Around 1920, Robert Frost wrote a poem titled "The Road Not Taken." It has always been one of my favorites. In the poem, he compares his choice of what path, or road, to take and he likens that choice to the choices we make in life. While most of us travel the same path, some of us choose the road less taken.

Before we go any further I would like to ask a favor. The editor believes that this publication should not be used to promote poetry, so please don't tell him about this.

People always seem to be saying that life is like this or life is like that. I guess it's only natural but there are a lot of things out there that are just like life, if you choose to look at them that way. Roads are one of them.

The other day I was headed for the baseball field at the high school and as I approached Mountain Meadows Drive, I saw the car in front of me making a right hand turn. This would have been no big deal had the driver not started the turn from the left turn lane. This prompted me to compare Mountain Meadows Drive to the road we travel in life. We think we know what is on both roads and what happens is not always what we expect.

Later, on the way home, I was driving along High Street when it suddenly hit me. No, not another car, but the thought that a lot of the roads here in Moorpark are like life.

Take High Street for example. It's a nice drive and the speeds are slow, kind of like a lazy summer Sunday. It's just a quiet, shady, peaceful little stretch of road that almost forces calm upon you as you pass by the familiar shops just as you might pass a friend on a Sunday morning stroll.

Poindexter has the railroad off to the North and Chaparral School off to the South. There in that little stretch is a bit of our town's past life to one side and a glimpse of the town's future off to the other side.

Tierra Rajada Road can be likened to our constant struggle between the good and evil in each of us. Some times we're forced to poke along at about 20 mph while the folks in both lanes finish dialing. At other times it is amazing just how folks can go along that stretch of road and not fly off into Somis. But, like life, we usually move along together at the posted speed (at least for the last hundred feet before the speed indicator sign).

The drive to Fillmore is a lot like life's journey. As you start out on Moorpark Avenue it's crowded and slow going, but at least you're headed in the right direction. Then there's the turn at Broadway and even though you're no longer going in the direction that you chose, you're getting there faster. Along the way, there are the inevitable peaks and dips that life has to offer but eventually, the dips are behind you and as you turn up Grimes Canyon you are back on the right track. Now there's just one last big hill to climb but, if can get over the top, it's all downhill from there.
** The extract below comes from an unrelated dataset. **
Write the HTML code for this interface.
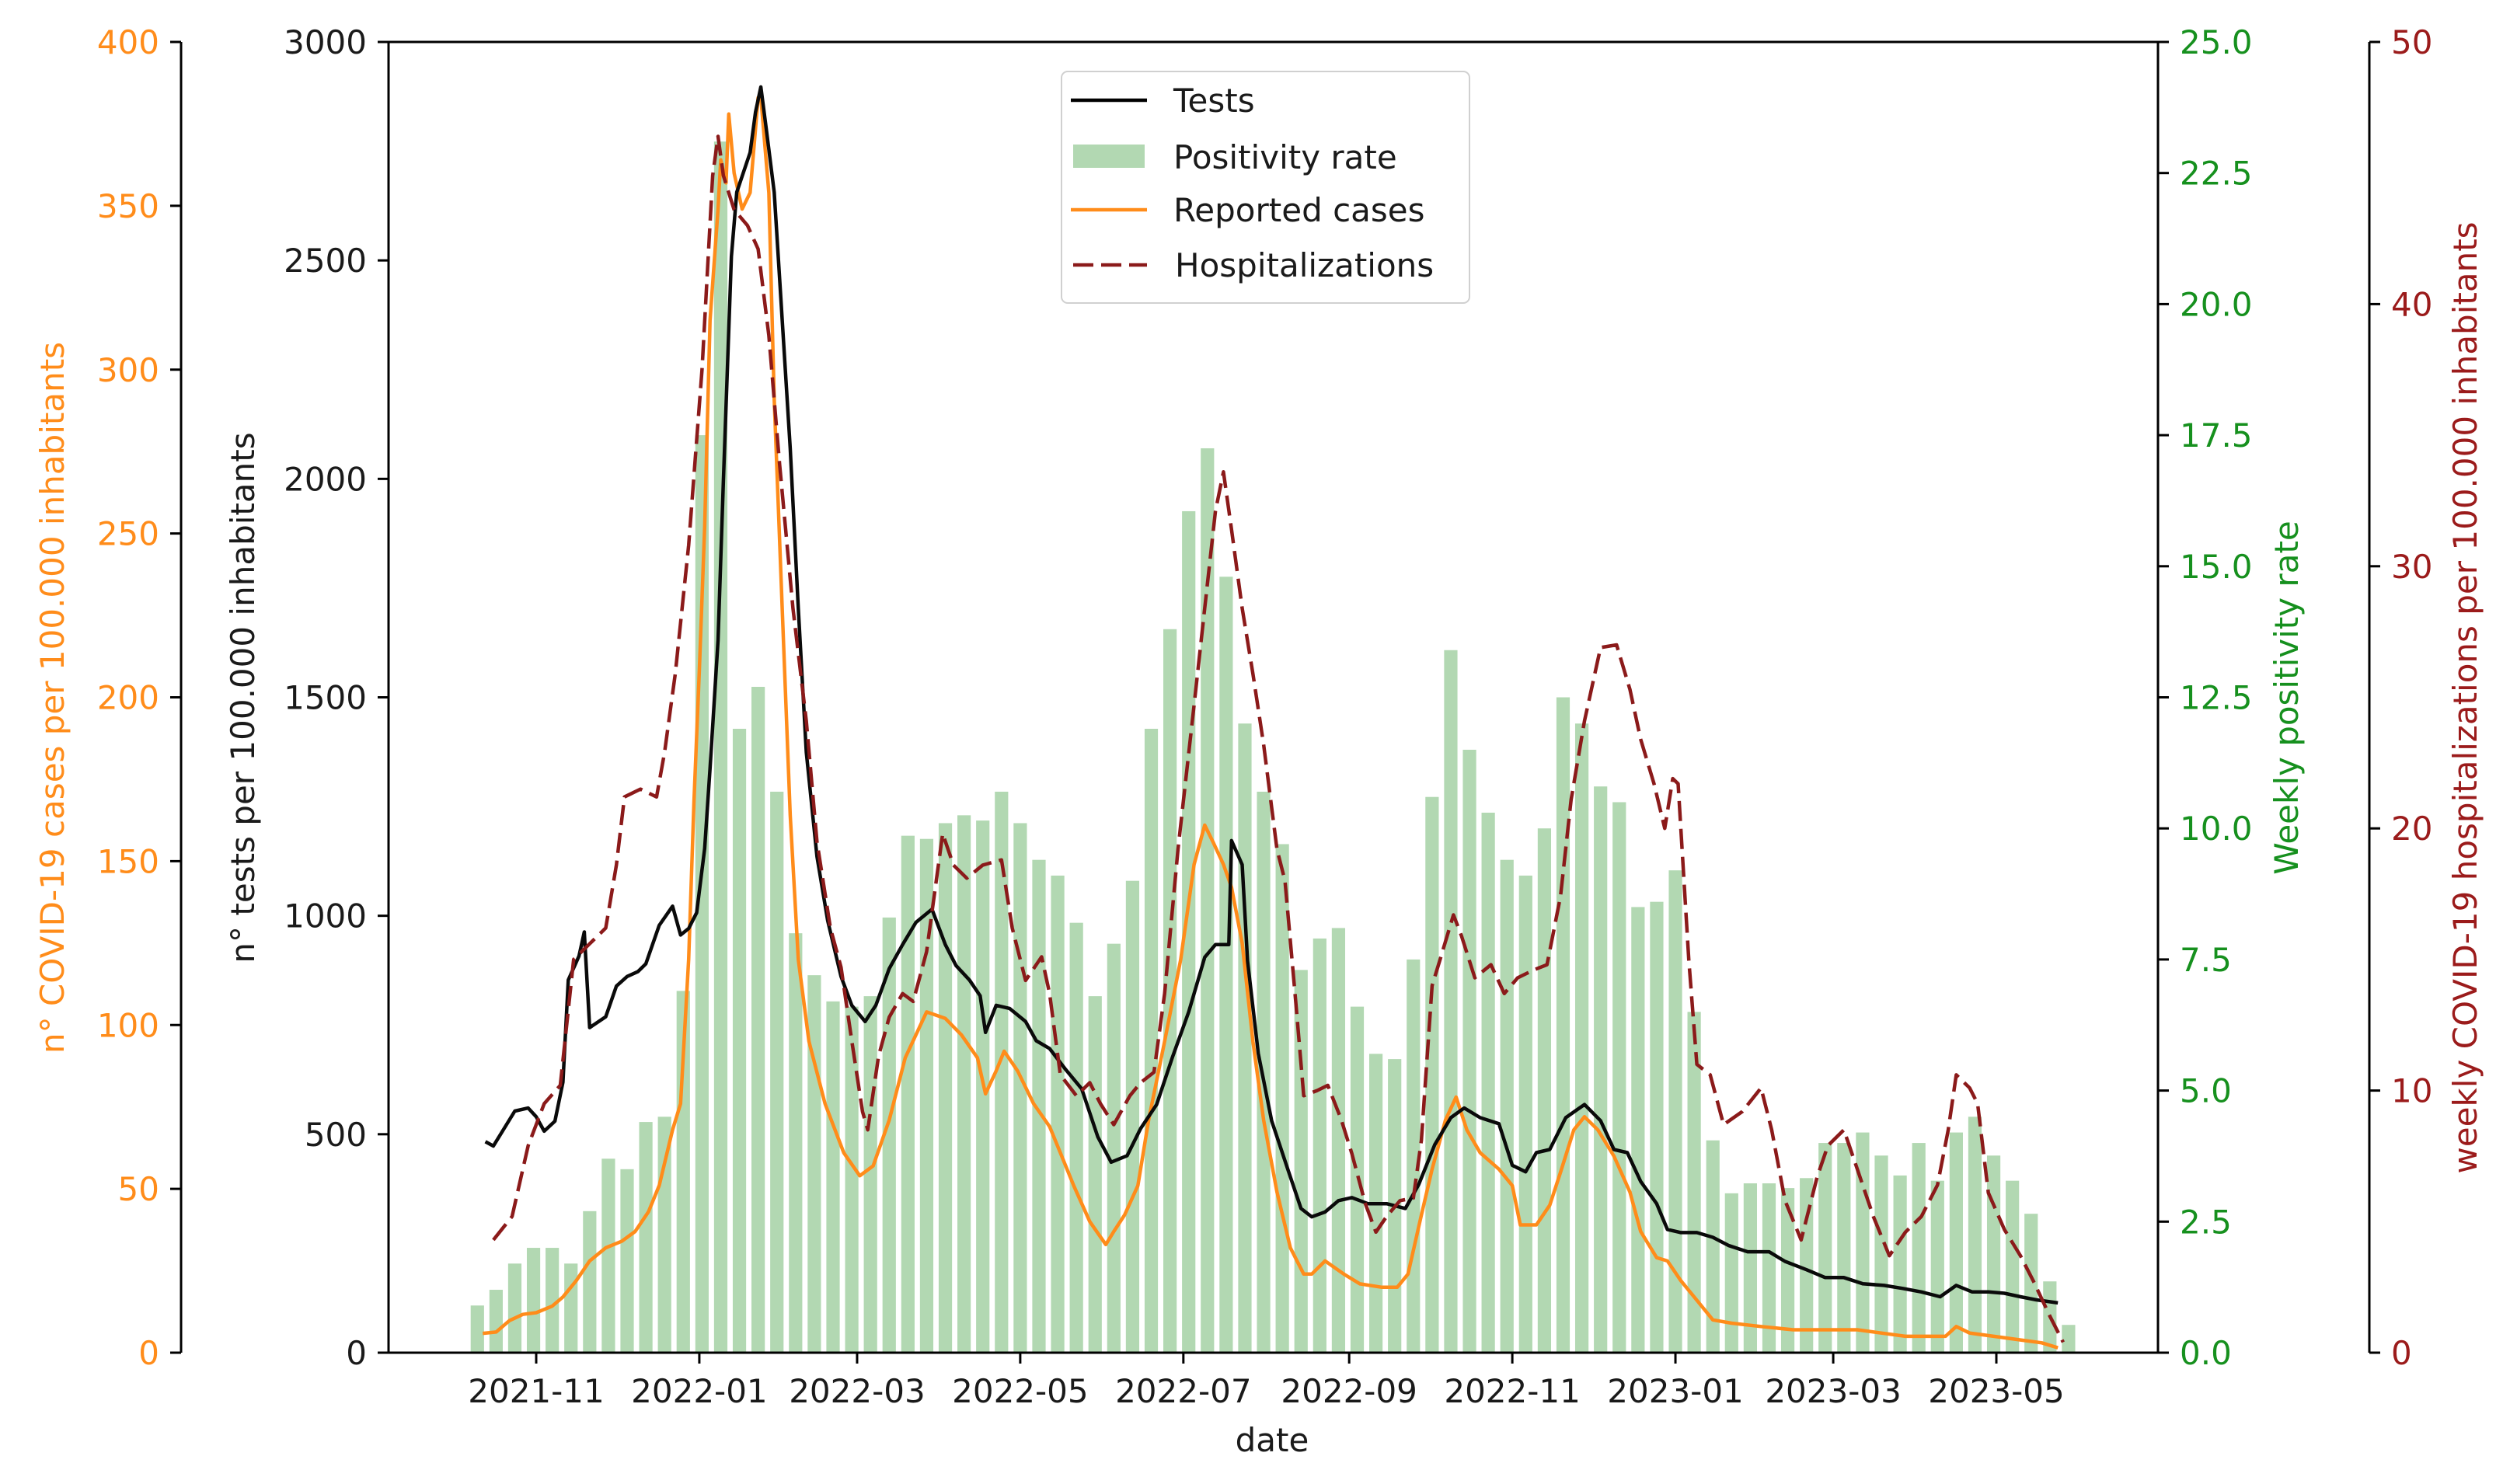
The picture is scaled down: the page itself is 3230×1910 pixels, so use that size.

All in all, life and roads have a great deal in common. Primarily, both are driven by the need to get ahead of the guy in front of you who is not paying attention to what's going on around him. Just as it is in life, its best if this can be accomplished without doing any damage to the other folks around you.

Let's hope that on Feb. 5, the road less travel by is not the road to the polling place because that will make all of the difference.